Newly diagnosed breast cancer patients should undergo a preoperative MRI exam even if their breasts are not dense, a new study indicates. The study found no difference between the usefulness of 3T breast MRI in detecting additional malignancies and high risk lesions in dense versus non-dense breasts.
"There are currently no guidelines that define the role of breast density in determining if a preoperative MRI should be performed. However, anecdotally, we know that preoperative MRI exams tend to be ordered more frequently in younger patients and/or patients with dense breast tissue," said Reena Vashi, MD, one of the authors of the study.
The study of 127 patients, conducted at Yale University School of Medicine in New Haven, CT, found that 3T MRI detected additional malignancies in 26% of patients who had breasts that were not considered dense and in 25% of patients with dense breasts, said Dr. Vashi. There was no difference in the patients with dense breasts compared to those without dense breasts in regard "to the size of lesions detected, or the distribution of the lesions," Dr. Vashi said. In both populations, a significant and statistically similar percentage of patients had unsuspected additional cancers in the opposite breast or in a separate quadrant from the known cancer in the same breast, necessitating a change in surgical management.

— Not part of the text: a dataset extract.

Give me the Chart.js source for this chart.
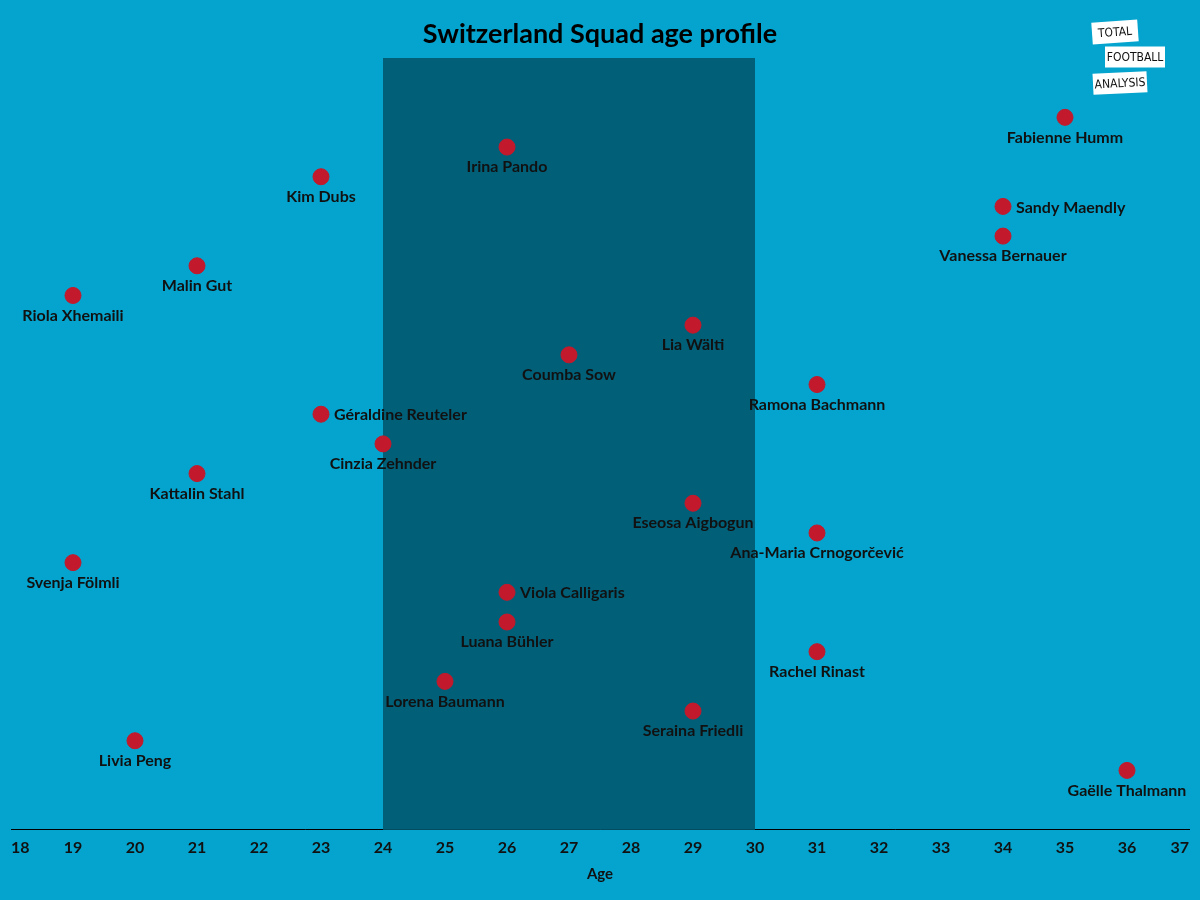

This study provides incentive for more research, said Dr. Vashi. "If these results are reproducible, we propose that the decision to perform preoperative breast MRI not be influenced by breast density," she said.
The study will be presented May 4 at the American Roentgen Ray Society Annual Meeting in Vancouver, Canada.
The American Roentgen Ray Society (ARRS) was founded in 1900 and is the oldest radiology society in the United States. Its monthly journal, the American Journal of Roentgenology, began publication in 1906. Radiologists from all over the world attend the ARRS Annual Meeting to take part in instructional courses, scientific paper presentations and scientific and commercial exhibits related to the field of radiology. The Society is named after the first Nobel Laureate in Physics, Wilhelm Röentgen, who discovered the X-ray in 1895.